February 17 2009 by Bob Allen, Associated Baptist Press

    LITTLE ROCK, Ark. — The Arkansas House of Representatives approved a bill Feb. 11 that would allow people with concealed-weapon permits to bring their guns to church.

    The bill, approved by the House by a vote of 57-42, now goes to the state Senate. If passed, it would amend to state's gun laws to remove "any church or other place of worship" from a list of places where firearms are currently banned.

    Rep. Beverly Pyle (R-Cedarville) said she introduced the measure, which has 14 co-sponsors, in response to a series of church shootings across the country.

    "It is time we changed our concealed-handgun law to allow law-abiding citizens of the state of Arkansas the right to defend themselves and others should a situation happen in one of our churches," Pyle said, according to the Associated Press.

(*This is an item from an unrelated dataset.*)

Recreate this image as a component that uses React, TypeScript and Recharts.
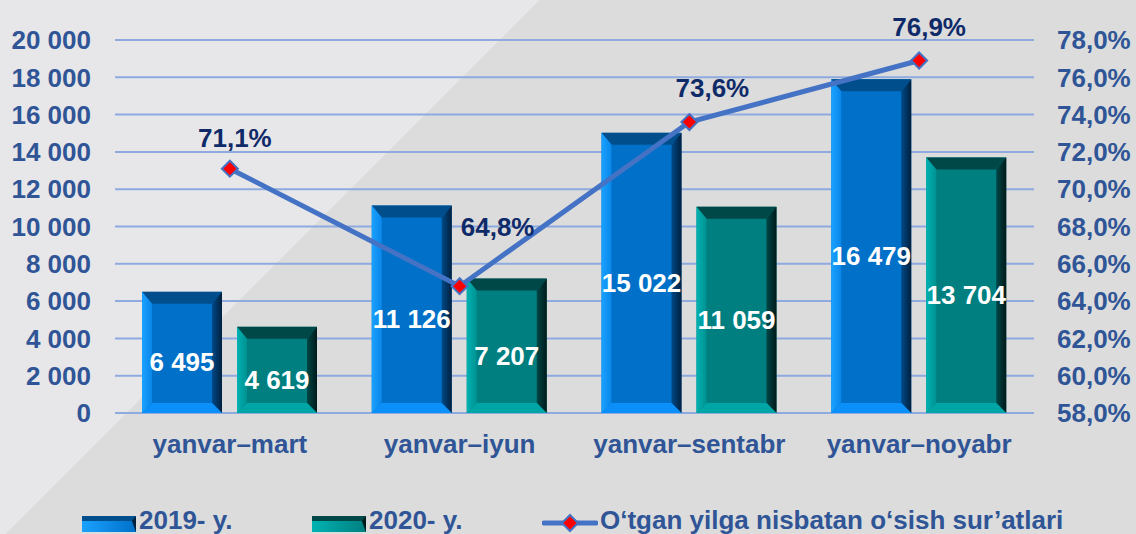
import React from "react";
import { ComposedChart, Bar, Line, XAxis, YAxis, CartesianGrid, LabelList } from "recharts";

const categories = ["yanvar–mart", "yanvar–iyun", "yanvar–sentabr", "yanvar–noyabr"];
// bar heights as drawn in the picture (the last 2019 bar is drawn taller than its label)
const values2019 = [6495, 11126, 15022, 17900];
const labels2019 = ["6 495", "11 126", "15 022", "16 479"];
const values2020 = [4619, 7207, 11059, 13704];
const labels2020 = ["4 619", "7 207", "11 059", "13 704"];
const growthRate = [71.1, 64.8, 73.6, 76.9];
const leftTicks = [0, 2000, 4000, 6000, 8000, 10000, 12000, 14000, 16000, 18000, 20000];
const rightTicks = [58, 60, 62, 64, 66, 68, 70, 72, 74, 76, 78];
const seriesNames = ["2019- y.", "2020- y.", "O‘tgan yilga nisbatan o‘sish sur’atlari"];

const data = categories.map((c, i) => ({
  cat: c,
  v2019: values2019[i],
  v2020: values2020[i],
  rate: growthRate[i],
}));

const FONT = "'Liberation Sans', Arial, sans-serif";
const AXIS_COLOR = "#2f5597";
const NAVY = "#0f2a68";

const pal2019 = {
  id: "b19",
  face: "#0070c8",
  top: "#004f8c",
  left: ["#1aa2ff", "#0a86ea"],
  right: ["#004a88", "#00203e"],
  bottom: "#0a90f8",
};
const pal2020 = {
  id: "b20",
  face: "#007f80",
  top: "#004848",
  left: ["#00b2b2", "#009191"],
  right: ["#004646", "#001a1a"],
  bottom: "#00a6a6",
};

const makeBevel = (p: any) => (props: any) => {
  const { x, y, width: w, height: h } = props;
  if (!h || h <= 0) return null;
  const b = Math.min(12, h / 2, w / 2);
  const bs = Math.min(10, h / 2, w / 2);
  return (
    <g>
      <defs>
        <linearGradient id={p.id + "L"} x1="0" y1="0" x2="1" y2="0">
          <stop offset="0" stopColor={p.left[0]} />
          <stop offset="1" stopColor={p.left[1]} />
        </linearGradient>
        <linearGradient id={p.id + "R"} x1="0" y1="0" x2="1" y2="0">
          <stop offset="0" stopColor={p.right[0]} />
          <stop offset="1" stopColor={p.right[1]} />
        </linearGradient>
      </defs>
      <rect x={x} y={y} width={w} height={h} fill={p.face} />
      <polygon
        points={`${x},${y} ${x + w},${y} ${x + w - bs},${y + b} ${x + bs},${y + b}`}
        fill={p.top}
      />
      <polygon
        points={`${x},${y} ${x + bs},${y + b} ${x + bs},${y + h - bs} ${x},${y + h}`}
        fill={`url(#${p.id}L)`}
      />
      <polygon
        points={`${x + w},${y} ${x + w},${y + h} ${x + w - bs},${y + h - bs} ${x + w - bs},${y + b}`}
        fill={`url(#${p.id}R)`}
      />
      <polygon
        points={`${x},${y + h} ${x + bs},${y + h - bs} ${x + w - bs},${y + h - bs} ${x + w},${y + h}`}
        fill={p.bottom}
      />
    </g>
  );
};

const Bar2019 = makeBevel(pal2019);
const Bar2020 = makeBevel(pal2020);

const barLabel = (labels: string[]) => (props: any) => {
  const { x, y, width, height, index } = props;
  return (
    <text
      x={x + width / 2}
      y={y + height / 2 + 10 + 9}
      textAnchor="middle"
      fill="#ffffff"
      fontSize={26}
      fontWeight="bold"
      fontFamily={FONT}
    >
      {labels[index]}
    </text>
  );
};

const lineLabelOffsets = [
  [5, -31],
  [38, -59],
  [23, -34],
  [10, -34],
];

const LineLabel = (props: any) => {
  const { x, y, index, value } = props;
  const [dx, dy] = lineLabelOffsets[index] || [0, -30];
  return (
    <text
      x={x + dx}
      y={y + dy + 9}
      textAnchor="middle"
      fill={NAVY}
      fontSize={26}
      fontWeight="bold"
      fontFamily={FONT}
    >
      {Number(value).toFixed(1).replace(".", ",") + "%"}
    </text>
  );
};

const Diamond = (props: any) => {
  const { cx, cy } = props;
  if (cx == null || cy == null) return null;
  const r = 8;
  return (
    <polygon
      points={`${cx},${cy - r} ${cx + r},${cy} ${cx},${cy + r} ${cx - r},${cy}`}
      fill="#ff0000"
      stroke="#4472c4"
      strokeWidth={2}
    />
  );
};

const fmtThousands = (n: number) => String(n).replace(/\B(?=(\d{3})+(?!\d))/g, " ");
const fmtPct = (n: number) => n.toFixed(1).replace(".", ",") + "%";

const CatTick = (props: any) => {
  const { x, y, payload } = props;
  return (
    <text
      x={x}
      y={y + 40}
      textAnchor="middle"
      fill={AXIS_COLOR}
      fontSize={26}
      fontWeight="bold"
      fontFamily={FONT}
    >
      {payload.value}
    </text>
  );
};

const LegendBarIcon = ({ p }: { p: any }) => (
  <svg width={54} height={16} style={{ display: "block" }}>
    <defs>
      <linearGradient id={p.id + "lg"} x1="0" y1="0" x2="1" y2="0">
        <stop offset="0" stopColor={p.left[0]} />
        <stop offset="1" stopColor={p.face} />
      </linearGradient>
    </defs>
    <rect x={0} y={0} width={54} height={16} fill={p.top} />
    <polygon points="0,5 50,5 54,16 0,16" fill={`url(#${p.id}lg)`} />
    <polygon points="50,5 54,0 54,16" fill={p.right[1]} />
  </svg>
);

export default function App() {
  const textStyle: React.CSSProperties = {
    fontFamily: FONT,
    fontWeight: "bold",
    fontSize: 26,
    color: AXIS_COLOR,
    position: "absolute",
    top: 505,
    lineHeight: "30px",
    whiteSpace: "nowrap",
  };
  return (
    <div
      style={{
        position: "absolute",
        left: 0,
        top: 0,
        width: 1136,
        height: 534,
        overflow: "hidden",
        background: "linear-gradient(135deg, #e7e7e9 32.3%, #dcdcdc 32.3%)",
        fontFamily: FONT,
      }}
    >
      <ComposedChart
        width={1136}
        height={534}
        data={data}
        margin={{ top: 40, right: 0, bottom: 0, left: 0 }}
        barSize={80}
        barGap={15}
        style={{ fontFamily: FONT }}
      >
        <CartesianGrid
          yAxisId="left"
          vertical={false}
          stroke="#8eaadf"
          strokeWidth={2}
        />
        <XAxis
          dataKey="cat"
          height={121}
          axisLine={false}
          tickLine={false}
          tickSize={0}
          tickMargin={0}
          tick={<CatTick />}
          interval={0}
        />
        <YAxis
          yAxisId="left"
          orientation="left"
          width={115}
          domain={[0, 20000]}
          ticks={leftTicks}
          tickFormatter={fmtThousands}
          axisLine={false}
          tickLine={false}
          tickSize={0}
          tickMargin={24}
          tick={{ fill: AXIS_COLOR, fontSize: 26, fontWeight: "bold", fontFamily: FONT }}
          interval={0}
        />
        <YAxis
          yAxisId="right"
          orientation="right"
          width={102}
          domain={[58, 78]}
          ticks={rightTicks}
          tickFormatter={fmtPct}
          axisLine={false}
          tickLine={false}
          tickSize={0}
          tickMargin={23}
          tick={{ fill: AXIS_COLOR, fontSize: 26, fontWeight: "bold", fontFamily: FONT }}
          interval={0}
        />
        <Bar
          yAxisId="left"
          dataKey="v2019"
          name={seriesNames[0]}
          shape={Bar2019}
          isAnimationActive={false}
        >
          <LabelList dataKey="v2019" content={barLabel(labels2019)} />
        </Bar>
        <Bar
          yAxisId="left"
          dataKey="v2020"
          name={seriesNames[1]}
          shape={Bar2020}
          isAnimationActive={false}
        >
          <LabelList dataKey="v2020" content={barLabel(labels2020)} />
        </Bar>
        <Line
          yAxisId="right"
          dataKey="rate"
          name={seriesNames[2]}
          type="linear"
          stroke="#4472c4"
          strokeWidth={5}
          dot={<Diamond />}
          activeDot={false}
          isAnimationActive={false}
        >
          <LabelList dataKey="rate" content={<LineLabel />} />
        </Line>
      </ComposedChart>

      <div style={{ position: "absolute", left: 82, top: 516 }}>
        <LegendBarIcon p={pal2019} />
      </div>
      <div style={{ ...textStyle, left: 139 }}>{seriesNames[0]}</div>
      <div style={{ position: "absolute", left: 312, top: 516 }}>
        <LegendBarIcon p={pal2020} />
      </div>
      <div style={{ ...textStyle, left: 369 }}>{seriesNames[1]}</div>
      <div style={{ position: "absolute", left: 542, top: 513 }}>
        <svg width={56} height={20} style={{ display: "block" }}>
          <line x1={2} y1={10} x2={54} y2={10} stroke="#4472c4" strokeWidth={5} strokeLinecap="round" />
          <polygon points="28,2 36,10 28,18 20,10" fill="#ff0000" stroke="#4472c4" strokeWidth={2} />
        </svg>
      </div>
      <div style={{ ...textStyle, left: 600 }}>{seriesNames[2]}</div>
    </div>
  );
}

    Proponents of the bill point to incidents like the 2007 shooting at New Life Church in Colorado Springs, Colo., where a gunman killed two and wounded three others before he was shot down by an armed security guard while heading toward an auditorium packed with 7,000 worshipers.

    Opponents say it flies in the face of the centuries-old tradition of the church as a "sanctuary" free from the fear of violence.

    Drew Smith, director of international programs at Henderson State University and a Baptist minister, called House passage of the bill "a hasty and tragic response to our need to feel safe everywhere we go."

    If the bill passes into law, Smith said in his blog, "I would hope that faithful Christians and faithful churches would reject the need to arm themselves, reject the attempt to create false security, and most importantly, reject violence and the system that promotes it as necessary."

    2/17/2009 5:18:00 AM by Bob Allen, Associated Baptist Press | with 1 comments




Comments
Jon Rossi
So much for the church as a sanctuary. I understand the knights of Columbus in the Catholic Church carrying ceremonial swords with their uniforms but allowing the public at large to come in armed unless they are designated security seems preposterous. In my humble opinion I doubt this will provide more safety. I guess blessed are the peacemakers takes on new meaning. (FYI: This was the name for the Colt single action Army pistol in the 1800's.)